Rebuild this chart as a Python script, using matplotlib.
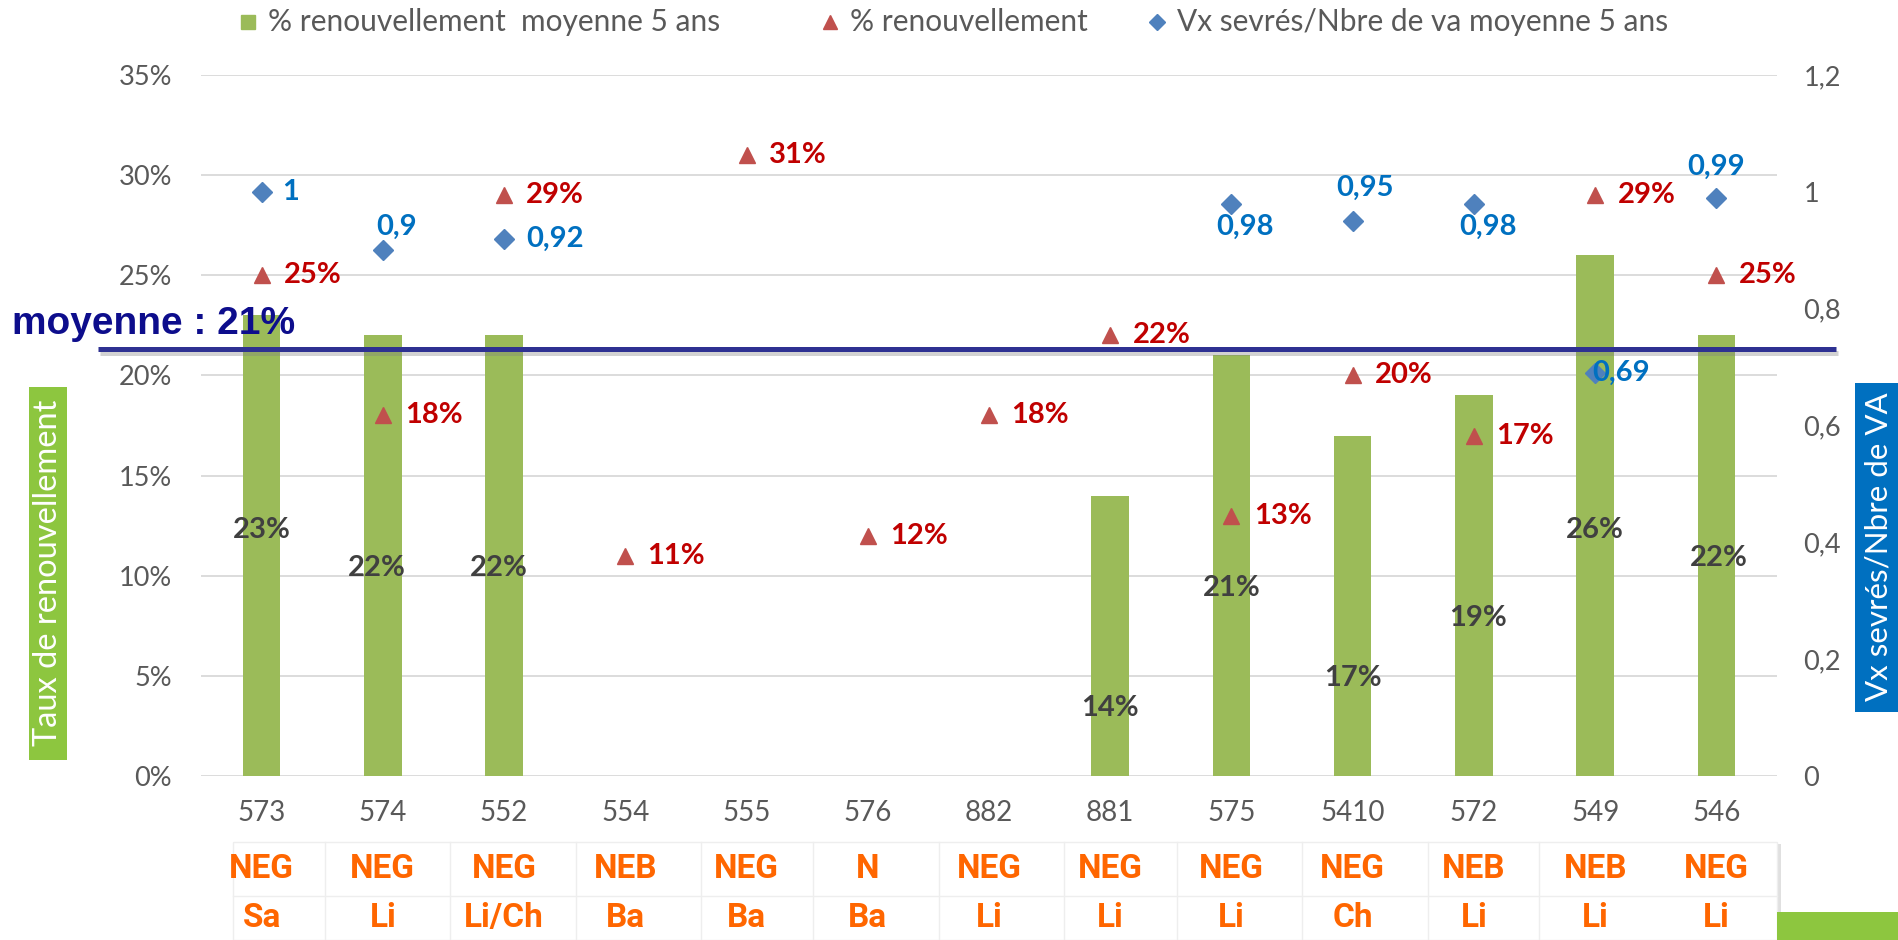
import numpy as np
import matplotlib
matplotlib.use("Agg")
import matplotlib.pyplot as plt
from matplotlib.lines import Line2D
from matplotlib.patches import Rectangle
from matplotlib.transforms import blended_transform_factory
import matplotlib.patheffects as pe

# ---------------- data ----------------
categories = ['573', '574', '552', '554', '555', '576', '882', '881', '575', '5410', '572', '549', '546']
renouv_moy5 = [0.23, 0.22, 0.22, np.nan, np.nan, np.nan, np.nan, 0.14, 0.21, 0.17, 0.19, 0.26, 0.22]
renouv = [0.25, 0.18, 0.29, 0.11, 0.31, 0.12, 0.18, 0.22, 0.13, 0.20, 0.17, 0.29, 0.25]
vx_sevres = [1.0, 0.90, 0.92, np.nan, np.nan, np.nan, np.nan, np.nan, 0.98, 0.95, 0.98, 0.69, 0.99]
moyenne = 0.213
row_type = ['NEG', 'NEG', 'NEG', 'NEB', 'NEG', 'N', 'NEG', 'NEG', 'NEG', 'NEG', 'NEB', 'NEB', 'NEG']
row_race = ['Sa', 'Li', 'Li/Ch', 'Ba', 'Ba', 'Ba', 'Li', 'Li', 'Li', 'Ch', 'Li', 'Li', 'Li']
left_ticks = [0, 0.05, 0.10, 0.15, 0.20, 0.25, 0.30, 0.35]
right_ticks = [0, 0.2, 0.4, 0.6, 0.8, 1.0, 1.2]

# label placement (styling only)
bar_label_y = [0.123, 0.104, 0.104, None, None, None, None, 0.034, 0.094, 0.049, 0.079, 0.123, 0.109]
bar_label_dx = [0, -4, -4, 0, 0, 0, 0, 0, 0, 0, 3, 0, 2]
vx_label_off = [(15, 0, 'left'), (10, 17, 'center'), (16, 0, 'left'), None, None, None, None, None,
                (10, -17, 'center'), (9, 24, 'center'), (10, -17, 'center'), (19, 0, 'center'), (0, 22, 'center')]

# ---------------- colors ----------------
C_BAR = '#9BBB59'
C_TRI = '#C0504D'
C_DIA = '#4F81BD'
C_RED = '#C00000'
C_BLUE = '#0070C0'
C_GRAY = '#595959'
C_LBL = '#404040'
C_NAVY = '#2E3192'
C_ORANGE = '#FF6600'
C_GREEN_BOX = '#8DC63F'

W, H = 1899, 940
fig = plt.figure(figsize=(W / 100, H / 100), dpi=100)
fig.patch.set_facecolor('white')

def fx(px):
    return px / W

def fy(py):
    return 1 - py / H

ax_left, ax_right, ax_top, ax_bot = 201, 1777, 75, 776
ax = fig.add_axes([fx(ax_left), fy(ax_bot), fx(ax_right - ax_left), fy(ax_top) - fy(ax_bot)])
ax2 = ax.twinx()

FONT = ['Lato', 'DejaVu Sans']
x = np.arange(len(categories))

ax.bar(x, renouv_moy5, width=0.31, color=C_BAR, zorder=2)
ax.set_xlim(-0.5, len(categories) - 0.5)
ax.set_ylim(0, 0.35)
ax2.set_ylim(0, 1.2)

ax.set_yticks(left_ticks)
ax.set_yticklabels([f"{int(round(t * 100))}%" for t in left_ticks], fontsize=19.5, color=C_GRAY, family=FONT)
ax2.set_yticks(right_ticks)
ax2.set_yticklabels([f"{t:g}".replace('.', ',') for t in right_ticks], fontsize=19.5, color=C_GRAY, family=FONT)
ax.set_xticks(x)
ax.set_xticklabels(categories, fontsize=20, color=C_GRAY, family=FONT)
ax.tick_params(axis='y', length=0, pad=21)
ax2.tick_params(axis='y', length=0, pad=19)
ax.tick_params(axis='x', length=0, pad=17)
for a in (ax, ax2):
    for s in a.spines.values():
        s.set_visible(False)
ax.yaxis.grid(True, color='#D9D9D9', lw=1.3, zorder=0)
ax.set_axisbelow(True)

LBL_FS = 21

# bar labels
for i, v in enumerate(renouv_moy5):
    if not np.isnan(v):
        ax.annotate(f"{int(round(v * 100))}%", (x[i], bar_label_y[i]), xytext=(bar_label_dx[i], 0),
                    textcoords='offset points', ha='center', va='center', fontsize=LBL_FS,
                    fontweight='bold', color=C_LBL, family=FONT, zorder=5)

# triangles
ax.plot(x, renouv, ls='none', marker='^', ms=11.5, color=C_TRI, zorder=4)
for i, v in enumerate(renouv):
    if not np.isnan(v):
        ax.annotate(f"{int(round(v * 100))}%", (x[i], v), xytext=(16, 0), textcoords='offset points',
                    ha='left', va='center', fontsize=LBL_FS, fontweight='bold', color=C_RED, family=FONT,
                    zorder=5)

# diamonds
ax2.plot(x, vx_sevres, ls='none', marker='D', ms=10.5, color=C_DIA, zorder=4)
for i, v in enumerate(vx_sevres):
    if not np.isnan(v):
        dx, dy, ha = vx_label_off[i]
        ax2.annotate(f"{v:g}".replace('.', ','), (x[i], v), xytext=(dx, dy), textcoords='offset points',
                     ha=ha, va='center', fontsize=LBL_FS, fontweight='bold', color=C_BLUE, family=FONT,
                     zorder=6)

# average line
tr = blended_transform_factory(fig.transFigure, ax.transData)
ax.plot([fx(98), fx(1836)], [moyenne, moyenne], transform=tr, clip_on=False, color=C_NAVY, lw=3.6,
        solid_capstyle='butt', zorder=3,
        path_effects=[pe.SimpleLineShadow(offset=(1.5, -2.5), shadow_color='gray', alpha=0.35), pe.Normal()])
fig.text(fx(12), fy(324), "moyenne : 21%", fontsize=28, fontweight='bold', color='#0D0D8C',
         family=['Liberation Sans', 'DejaVu Sans'], ha='left', va='center')

# legend (manual)
ly = fy(22)
leg_items = [(248, 's', C_BAR, 10, "% renouvellement  moyenne 5 ans"),
             (830, '^', C_TRI, 10, "% renouvellement"),
             (1157, 'D', C_DIA, 8, "Vx sevrés/Nbre de va moyenne 5 ans")]
for px, m, c, ms, txt in leg_items:
    fig.add_artist(Line2D([fx(px)], [ly], transform=fig.transFigure, marker=m, ls='none', color=c, ms=ms))
    fig.text(fx(px + 20), ly, txt, fontsize=21.5, color=C_GRAY, family=FONT, ha='left', va='center')

# axis title boxes
fig.add_artist(Rectangle((fx(29), fy(760)), fx(38), fy(387) - fy(760), transform=fig.transFigure,
                         facecolor=C_GREEN_BOX, edgecolor='none'))
fig.text(fx(48), fy(573), "Taux de renouvellement", rotation=90, ha='center', va='center',
         fontsize=23.5, color='white', family=FONT)
fig.add_artist(Rectangle((fx(1855), fy(712)), fx(44), fy(383) - fy(712), transform=fig.transFigure,
                         facecolor=C_BLUE, edgecolor='none'))
fig.text(fx(1879), fy(547), "Vx sevrés/Nbre de VA", rotation=90, ha='center', va='center',
         fontsize=22.5, color='white', family=FONT)

# bottom table
tbl_left, tbl_right, tbl_top, tbl_mid = 233, 1777, 842, 896
fig.add_artist(Rectangle((fx(tbl_right), fy(H)), fx(4), fy(tbl_top + 2) - fy(H), transform=fig.transFigure,
                         facecolor='#E0E0E0', edgecolor='none'))
fig.add_artist(Rectangle((fx(tbl_left), fy(H)), fx(tbl_right - tbl_left), fy(tbl_top) - fy(H),
                         transform=fig.transFigure, facecolor='white', edgecolor='#EEEEEE', lw=1))
fig.add_artist(Line2D([fx(tbl_left), fx(tbl_right)], [fy(tbl_mid), fy(tbl_mid)], transform=fig.transFigure,
                      color='#EEEEEE', lw=1))
col_lines = [325, 450, 576, 701, 813, 939, 1064, 1177, 1302, 1428, 1539]
for cx in col_lines:
    fig.add_artist(Line2D([fx(cx), fx(cx)], [fy(H), fy(tbl_top)], transform=fig.transFigure,
                          color='#EEEEEE', lw=1))
trt = blended_transform_factory(ax.transData, fig.transFigure)
TFONT = ['Roboto', 'DejaVu Sans']
for i in range(len(categories)):
    fig.text(x[i], fy(869), row_type[i], transform=trt, ha='center', va='center', fontsize=24,
             fontweight='bold', color=C_ORANGE, family=TFONT)
    fig.text(x[i], fy(918), row_race[i], transform=trt, ha='center', va='center', fontsize=24,
             fontweight='bold', color=C_ORANGE, family=TFONT)
fig.add_artist(Rectangle((fx(1777), 0), fx(W - 1777), fy(912), transform=fig.transFigure,
                         facecolor=C_GREEN_BOX, edgecolor='none'))

fig.savefig('out.png', dpi=100)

▬▬▬▬▬▬▬▬▬▬

**Stated problem:**
Write out nothing but the lines from the start of the data through the line with "(0, 22, 'center')]". Leave out the pictures.

**Response:**
Rebuild this chart as a Python script, using matplotlib.
import numpy as np
import matplotlib
matplotlib.use("Agg")
import matplotlib.pyplot as plt
from matplotlib.lines import Line2D
from matplotlib.patches import Rectangle
from matplotlib.transforms import blended_transform_factory
import matplotlib.patheffects as pe

# ---------------- data ----------------
categories = ['573', '574', '552', '554', '555', '576', '882', '881', '575', '5410', '572', '549', '546']
renouv_moy5 = [0.23, 0.22, 0.22, np.nan, np.nan, np.nan, np.nan, 0.14, 0.21, 0.17, 0.19, 0.26, 0.22]
renouv = [0.25, 0.18, 0.29, 0.11, 0.31, 0.12, 0.18, 0.22, 0.13, 0.20, 0.17, 0.29, 0.25]
vx_sevres = [1.0, 0.90, 0.92, np.nan, np.nan, np.nan, np.nan, np.nan, 0.98, 0.95, 0.98, 0.69, 0.99]
moyenne = 0.213
row_type = ['NEG', 'NEG', 'NEG', 'NEB', 'NEG', 'N', 'NEG', 'NEG', 'NEG', 'NEG', 'NEB', 'NEB', 'NEG']
row_race = ['Sa', 'Li', 'Li/Ch', 'Ba', 'Ba', 'Ba', 'Li', 'Li', 'Li', 'Ch', 'Li', 'Li', 'Li']
left_ticks = [0, 0.05, 0.10, 0.15, 0.20, 0.25, 0.30, 0.35]
right_ticks = [0, 0.2, 0.4, 0.6, 0.8, 1.0, 1.2]

# label placement (styling only)
bar_label_y = [0.123, 0.104, 0.104, None, None, None, None, 0.034, 0.094, 0.049, 0.079, 0.123, 0.109]
bar_label_dx = [0, -4, -4, 0, 0, 0, 0, 0, 0, 0, 3, 0, 2]
vx_label_off = [(15, 0, 'left'), (10, 17, 'center'), (16, 0, 'left'), None, None, None, None, None,
                (10, -17, 'center'), (9, 24, 'center'), (10, -17, 'center'), (19, 0, 'center'), (0, 22, 'center')]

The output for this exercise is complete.